我猛然間想起來自己算不算是第一個在清醒狀態下的開顱手術患者,前幾年報紙上也曾流傳出因病情需要,一位富翁在美國接受了清醒開顱手術而逝世。
這項十分大膽的手術,在國內還不算健全的醫療裝置裡簡直是一個開天闢地的創新舉動,而我也做夢沒有想到自己竟然是第一個為國內醫學做貢獻的患者。
直到感覺頭頂有些微涼,有一塊不知道是什麼樣的東西逐漸一點點被摘了下來,陣陣從未有過的疼痛伴隨至全身。
隨後我才突然意識到,可能是自己的頭蓋骨被取了下來。
與此同時。
手術室裡的窗戶突然啪的一聲,竟憑空出現的了一道裂痕。
不僅是連我自己,就連那些醫生也被嚇了一跳,冷風伴隨著空氣一點點從窗戶的縫隙處飛颳了出來。
厚重且平穩的腳步聲漸漸出現在走廊裡,似乎是有人正逐漸的向這裡逼近。
也不知道為什麼,此時的我卻感覺頭腦無比清醒,那些醫生更是在開啟了我頭蓋骨以後瞬間嚇得連連倒退了幾步。
身體不停的顫抖,嘴裡更是說不出來話。
“怎麼了。”
我猛然間意識到他們肯定是在我腦子裡發現了什麼才會這麼驚恐,一絲純屬玩笑的想法出現在意識裡。
“難不成我的腦袋裡是空的嗎。”
這顯然有些不太現實,但又是什麼能讓他們如此驚恐。
我忍不住望向旁邊窺視鏡所在螢幕裡顯現的畫面,這臺裝置似乎十分陳舊,所展現的圖案也並不是十分清晰完整。
只是順著頭頂被切開的創口望去,我的腦子裡居然有一枚沾滿了綠鏽的銅塊。
而這塊方銅宛如生出了許多植物的根莖紮根在大腦表皮層上,整個場面既詭異又透發這幾分噁心。
“啪。”
又是一聲玻璃破碎的聲音迴盪在耳邊。
在門外走廊裡傳來的腳步聲越來越近,我隱約間感覺到事情有些不妙,便拿起了旁邊的手術刀想要自己動手將頭顱裡的青銅塊取出來。
可是幾番掙扎都沒敢下手,畢竟這可是自己的腦袋,萬一扎錯了部位人死是最好局面,要是變成那些開顱病例失敗裡的植物人可就真的追悔莫及了。

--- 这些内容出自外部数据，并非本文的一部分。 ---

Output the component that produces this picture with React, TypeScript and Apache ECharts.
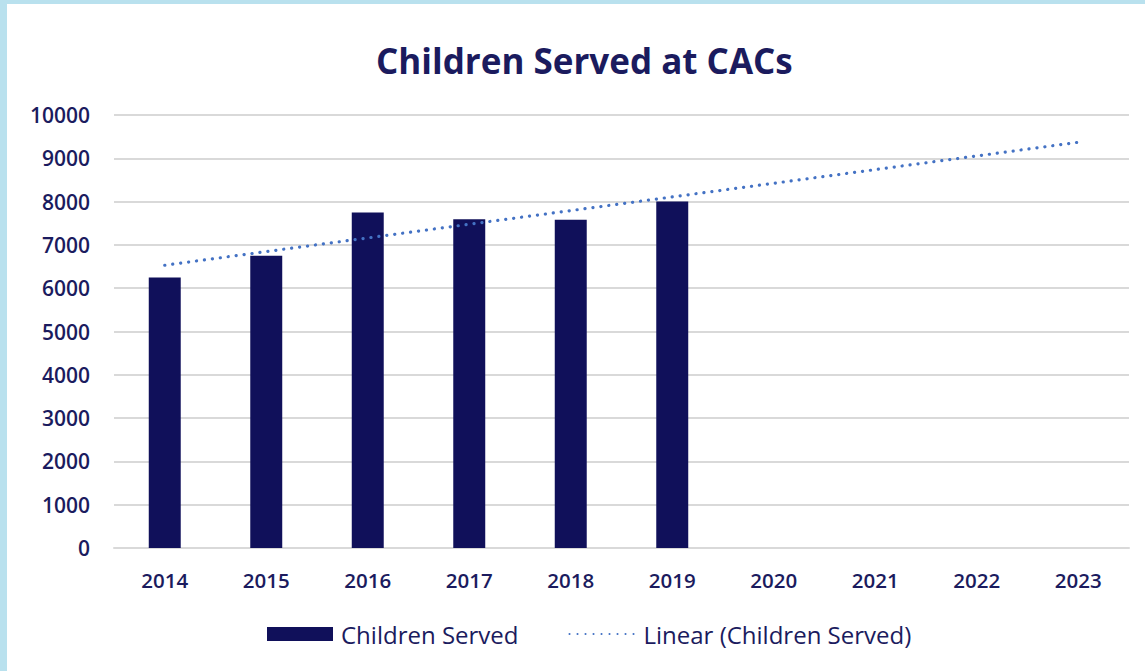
import React, { useEffect, useRef } from "react";
import * as echarts from "echarts";

const categories = ["2014", "2015", "2016", "2017", "2018", "2019", "2020", "2021", "2022", "2023"];
const childrenServed = [6250, 6750, 7750, 7590, 7580, 8000, null, null, null, null];
const linearTrend = [6530, null, null, null, null, null, null, null, null, 9370];
const yTicks = { min: 0, max: 10000, interval: 1000 };

const NAVY = "#10105a";
const TEXT = "#1b1b5e";
const TREND = "#4472c4";
const FONT = "'Open Sans', 'Noto Sans', sans-serif";

export default function App() {
  const ref = useRef<HTMLDivElement>(null);
  useEffect(() => {
    if (!ref.current) return;
    const chart = echarts.init(ref.current, null, { renderer: "svg" });
    chart.setOption({
      animation: false,
      backgroundColor: "#ffffff",
      textStyle: { fontFamily: FONT },
      title: {
        text: "Children Served at CACs",
        left: 371,
        top: 38,
        textStyle: { fontSize: 35, fontWeight: "bold", color: TEXT, fontFamily: FONT },
      },
      graphic: [
        { type: "rect", left: 0, top: 0, shape: { width: 1145, height: 4 }, style: { fill: "#b9e1ee" } },
        { type: "rect", left: 0, top: 0, shape: { width: 7, height: 671 }, style: { fill: "#b9e1ee" } },
      ],
      grid: { left: 114, right: 16, top: 115, bottom: 123, containLabel: false },
      legend: {
        top: 617,
        left: 262,
        itemWidth: 66,
        itemHeight: 14,
        itemGap: 50,
        textStyle: { fontSize: 24, color: TEXT, fontFamily: FONT, padding: [0, 0, 0, 3] },
        data: [
          { name: "Children Served", icon: "rect" },
          { name: "Linear (Children Served)", itemStyle: { opacity: 0 } },
        ],
      },
      xAxis: {
        type: "category",
        data: categories,
        axisTick: { show: false },
        axisLine: { lineStyle: { color: "#d9d9d9", width: 2 } },
        axisLabel: { fontSize: 20.5, fontWeight: 600, color: TEXT, margin: 21 },
      },
      yAxis: {
        type: "value",
        min: yTicks.min,
        max: yTicks.max,
        interval: yTicks.interval,
        axisLine: { show: false },
        axisTick: { show: false },
        axisLabel: {
          fontSize: 21,
          fontWeight: 600,
          color: TEXT,
          margin: 24,
          formatter: (v: number) => String(v),
        },
        splitLine: { lineStyle: { color: "#d9d9d9", width: 2 } },
      },
      series: [
        {
          name: "Children Served",
          type: "bar",
          data: childrenServed,
          barWidth: "31.5%",
          itemStyle: { color: NAVY },
        },
        {
          name: "Linear (Children Served)",
          type: "line",
          data: linearTrend,
          connectNulls: true,
          showSymbol: false,
          symbol: "none",
          z: 5,
          lineStyle: { color: TREND, width: 3.2, type: [0.1, 7.9], cap: "round" },
          itemStyle: { color: TREND },
        },
      ],
    });
    return () => chart.dispose();
  }, []);
  return (
    <div style={{ position: "fixed", left: 0, top: 0, width: 1145, height: 671 }}>
      <div ref={ref} style={{ width: 1145, height: 671 }} />
    </div>
  );
}
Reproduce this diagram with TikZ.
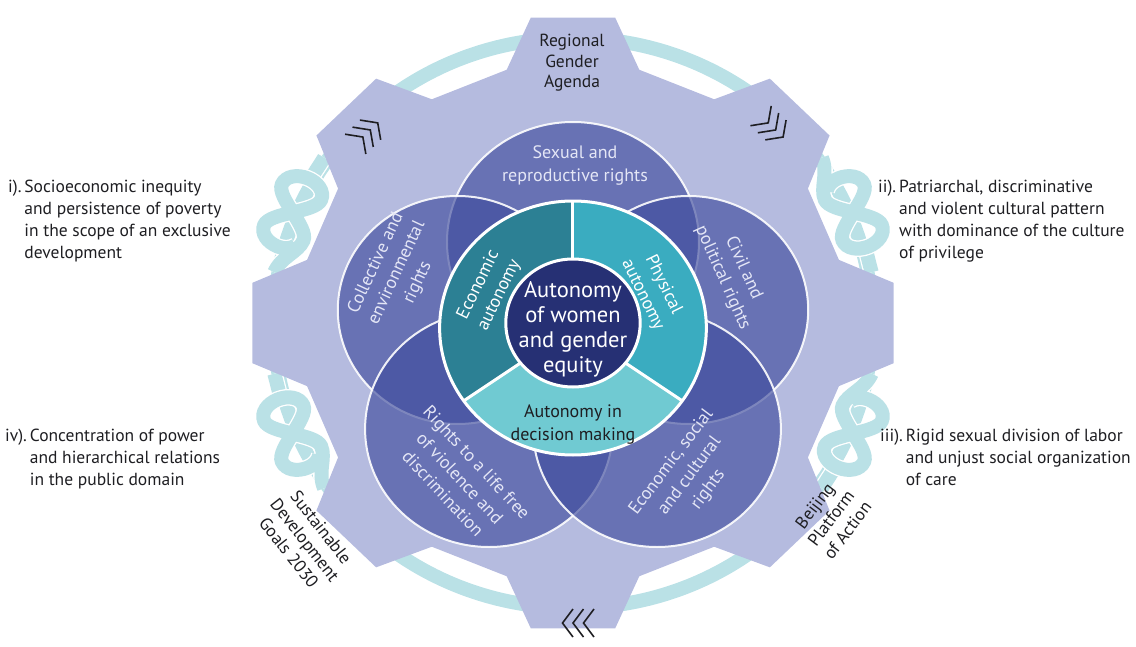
\documentclass[tikz,border=0pt]{standalone}
\usepackage{fontspec}
\setmainfont{PT Sans}

\definecolor{gearfill}{RGB}{181,187,223}
\definecolor{ropecol}{RGB}{186,225,230}
\definecolor{rightscol}{RGB}{63,76,157}
\definecolor{econcol}{RGB}{44,128,148}
\definecolor{physcol}{RGB}{58,172,192}
\definecolor{decicol}{RGB}{112,202,210}
\definecolor{corecol}{RGB}{38,48,116}
\definecolor{labelcol}{RGB}{228,230,246}
\definecolor{inkcol}{RGB}{30,30,34}

\begin{document}
\begin{tikzpicture}[x=1pt,y=1pt,
    rope/.style={draw=white,line width=1.3pt,double=ropecol,double distance=14pt},
    rights/.style={fill=rightscol,fill opacity=0.65,draw=white,draw opacity=0.9,line width=2pt},
    sidetext/.style={font=\fontsize{17.5}{22}\selectfont,text=inkcol,anchor=west,inner sep=0pt},
    gearlabel/.style={font=\fontsize{17.5}{20.5}\selectfont,text=inkcol,align=center},
    rightslabel/.style={font=\fontsize{18}{23}\selectfont,text=labelcol,align=center},
    autolabel/.style={font=\fontsize{18}{23}\selectfont,align=center}]
    \useasboundingbox (-573,-323) rectangle (563,323);
    \begin{scope}[xscale=1.05]
    % The rope running round behind the gear
    \draw[ropecol,line width=14pt] (0,0) circle (285);
    % Figure-eight knots tied in the rope between the side teeth
    \foreach \ang in {22.5,157.5,202.5,337.5} {
        \begin{scope}[shift={(\ang:289)},rotate=\ang-90,yscale=1.35]
            \draw[rope] (62,-5) .. controls (52,-4) and (45,-3) .. (36,-2);
            \draw[rope] (-62,-5) .. controls (-45,-5) and (-35,-15) .. (-22,-15)
                .. controls (-8,-15) and (8,15) .. (22,15)
                .. controls (31,15) and (37,8) .. (37,0)
                .. controls (37,-8) and (31,-15) .. (22,-15)
                .. controls (8,-15) and (-8,15) .. (-22,15)
                .. controls (-31,15) and (-37,8) .. (-37,0)
                .. controls (-37,-5) and (-34,-9) .. (-30,-11);
        \end{scope}
    }
    % Gear with eight teeth
    \fill[gearfill] (-14:261) \foreach \ang in {0,45,...,315} {
        -- (\ang-14:261) -- (\ang-7.5:308) -- (\ang+7.5:308) -- (\ang+14:261) } -- cycle;
    % Direction marks on three teeth
    \foreach \ang/\rad in {135/273,45/273,270/300} {
        \begin{scope}[shift={(\ang:\rad)},rotate=\ang-90]
            \foreach \k in {-1,0,1}
                \draw[inkcol,line width=1.6pt] (\k*10-10,14) -- (\k*10,0) -- (\k*10-10,-14);
        \end{scope}
    }
    % Five circles of rights
    \draw[rights] (0,81) circle (120);
    \draw[rights] (-110,13) circle (114);
    \draw[rights] (110,13) circle (114);
    \draw[rights] (-80,-106) circle (118);
    \draw[rights] (80,-106) circle (118);
    % Ring of the three autonomies
    \begin{scope}[shift={(0,-5)}]
        \fill[econcol] (0,0) -- (90:127) arc (90:215:127) -- cycle;
        \fill[physcol] (0,0) -- (-35:127) arc (-35:90:127) -- cycle;
        \fill[decicol] (0,0) -- (215:127) arc (215:325:127) -- cycle;
        \draw[white,line width=3pt] (0,0) circle (127);
        \foreach \ang in {90,215,325}
            \draw[white,line width=3pt] (0,0) -- (\ang:127);
    \end{scope}
    \draw[white,line width=3pt,fill=corecol] (0,0) circle (64);
    \end{scope}

    % Labels on the teeth
    \node[gearlabel] (regional) at (-1,260) {Regional\\Gender\\Agenda};
    \node[gearlabel,rotate=-52] (sdg) at (-268,-217) {Sustainable\\Development\\Goals 2030};
    \node[gearlabel,rotate=53] (beijing) at (258,-195) {Beijing\\Platform\\of Action};
    % Labels of the rights
    \node[rightslabel] (sexual) at (2,158) {Sexual and\\reproductive rights};
    \node[rightslabel,rotate=65] (collective) at (-176,50) {Collective and\\environmental\\rights};
    \node[rightslabel,rotate=-66] (civil) at (160,50) {Civil and\\political rights};
    \node[rightslabel,rotate=-47] (violence) at (-113,-155) {Rights to a life free\\of violence and\\discrimination};
    \node[rightslabel,rotate=53] (escr) at (117,-153) {Economic, social\\and cultural\\rights};
    % Labels of the autonomies
    \node[autolabel,text=white,rotate=64] (econ) at (-84,33) {Economic\\autonomy};
    \node[autolabel,text=white,rotate=-64] (phys) at (80,33) {Physical\\autonomy};
    \node[autolabel,text=inkcol] (decision) at (0,-102) {Autonomy in\\decision making};
    \node[autolabel,text=white,font=\fontsize{22.5}{25}\selectfont] (core) at (0,-6)
        {Autonomy\\of women\\and gender\\equity};
    % Notes on both sides
    \node[sidetext] (note1) at (-565,102) {\begin{tabular}{@{}l@{\,}l}i). & Socioeconomic inequity\\
        & and persistence of poverty\\ & in the scope of an exclusive\\ & development\end{tabular}};
    \node[sidetext] (note2) at (305,102) {\begin{tabular}{@{}l@{\,}l}ii). & Patriarchal, discriminative\\
        & and violent cultural pattern\\ & with dominance of the culture\\ & of privilege\end{tabular}};
    \node[sidetext] (note3) at (307,-136) {\begin{tabular}{@{}l@{\,}l}iii). & Rigid sexual division of labor\\
        & and unjust social organization\\ & of care\end{tabular}};
    \node[sidetext] (note4) at (-568,-136) {\begin{tabular}{@{}l@{\,}l}iv). & Concentration of power\\
        & and hierarchical relations\\ & in the public domain\end{tabular}};
\end{tikzpicture}
\end{document}
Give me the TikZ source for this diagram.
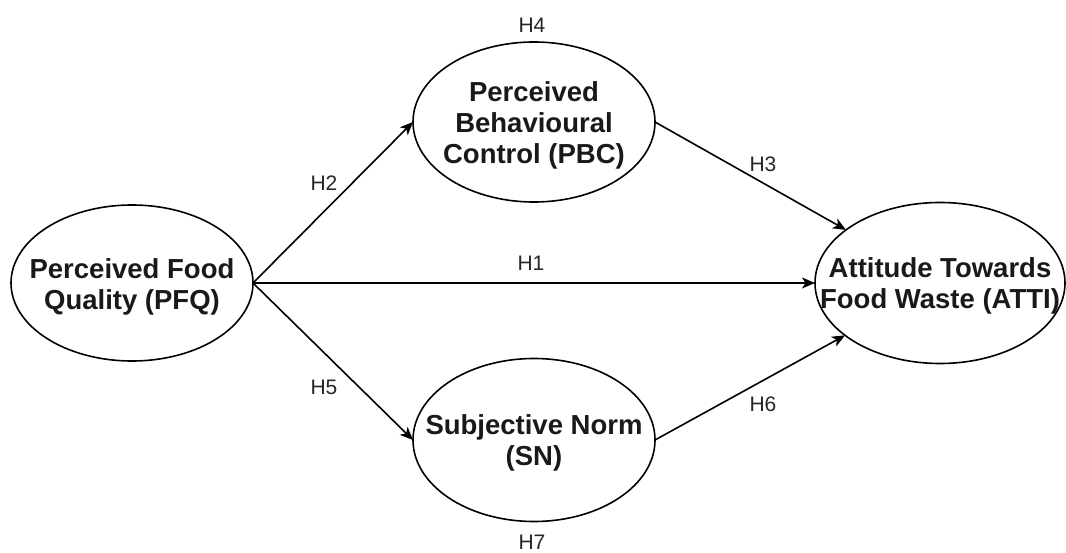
\documentclass[tikz,border=0pt]{standalone}
\usepackage{fontspec}
\setmainfont{Liberation Sans}
\usetikzlibrary{shapes.geometric,arrows.meta}
\tikzset{
  construct/.style={draw=black, line width=1.6pt, ellipse, inner sep=0pt, outer sep=0pt},
  ctext/.style={align=center, inner sep=0pt, font=\fontsize{27.5}{31}\selectfont\bfseries, text=black!90},
  hlabel/.style={inner sep=0pt, font=\fontsize{21}{24}\selectfont, text=black!85},
  arr/.style={draw=black, line width=1.6pt, -{Stealth[length=13pt,width=11pt,inset=3.5pt]}},
}
\begin{document}
\begin{tikzpicture}[x=1pt,y=-1pt]
\useasboundingbox[fill=white] (0,0) rectangle (1066,553);
% constructs
\node[construct, minimum width=242pt, minimum height=156pt,
  label={[ctext, yshift=-4pt]center:Perceived Food\\Quality (PFQ)}] (pfq) at (132,283) {};
\node[construct, minimum width=242pt, minimum height=160pt,
  label={[ctext, yshift=-3pt]center:Perceived\\Behavioural\\Control (PBC)}] (pbc) at (534,122) {};
\node[construct, minimum width=242pt, minimum height=163pt,
  label={[ctext, yshift=-3pt]center:Subjective Norm\\(SN)}] (sn) at (534,440) {};
\node[construct, minimum width=250pt, minimum height=161pt,
  label={[ctext, yshift=-3pt]center:Attitude Towards\\Food Waste (ATTI)}] (atti) at (940,283) {};
% connectors
\draw[arr] (pfq.east) -- (pbc.west);
\draw[arr] (pfq.east) -- (atti.west);
\draw[arr] (pfq.east) -- (sn.west);
\draw[arr] (pbc.east) -- (atti);
\draw[arr] (sn.east) -- (atti);
% hypothesis labels
\node[hlabel] (h1) at (531,263) {H1};
\node[hlabel] (h2) at (324,183) {H2};
\node[hlabel] (h3) at (763,164) {H3};
\node[hlabel] (h4) at (532,25) {H4};
\node[hlabel] (h5) at (324,387) {H5};
\node[hlabel] (h6) at (763,404) {H6};
\node[hlabel] (h7) at (532,542) {H7};
\end{tikzpicture}
\end{document}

門外厚重的腳步聲引起了手術室裡醫生們的注意,一名護士率先開門想要檢視外面發生了什麼,緊接著走出眼前的手術室以後便再沒了任何動靜。
我忍不住屏住呼吸,見其他人都被嚇得發抖,只好自己下定決心用鑷子將腦袋裡的那塊綠銅取了出來。
全程過程中幾乎沒敢喘氣,也不知道自己是怎麼完成這簡直不可能的壯舉。
拿在手心時發現,眼前這塊沾滿了血跡的古老綠銅塊上刻滿了密密麻麻的符咒和花紋。
這些東西無論是憑藉著我自身的閱厲還是在吳老狗的日記裡,都是第一次的發現。
隨著厚重的腳步聲更加接近,頭頂明亮的手術燈忽然間無防備的爆碎了。
我隱隱間猜測到即將面臨的危險,急忙將那塊放在盤子裡還沾血的頭蓋骨又扣回了自己頭頂。
緊接著也顧不得縫合,便用紗布順著額頭以及下巴狠狠的纏繞了幾道,用於固定住頭頂分離的骨頭不會掉落。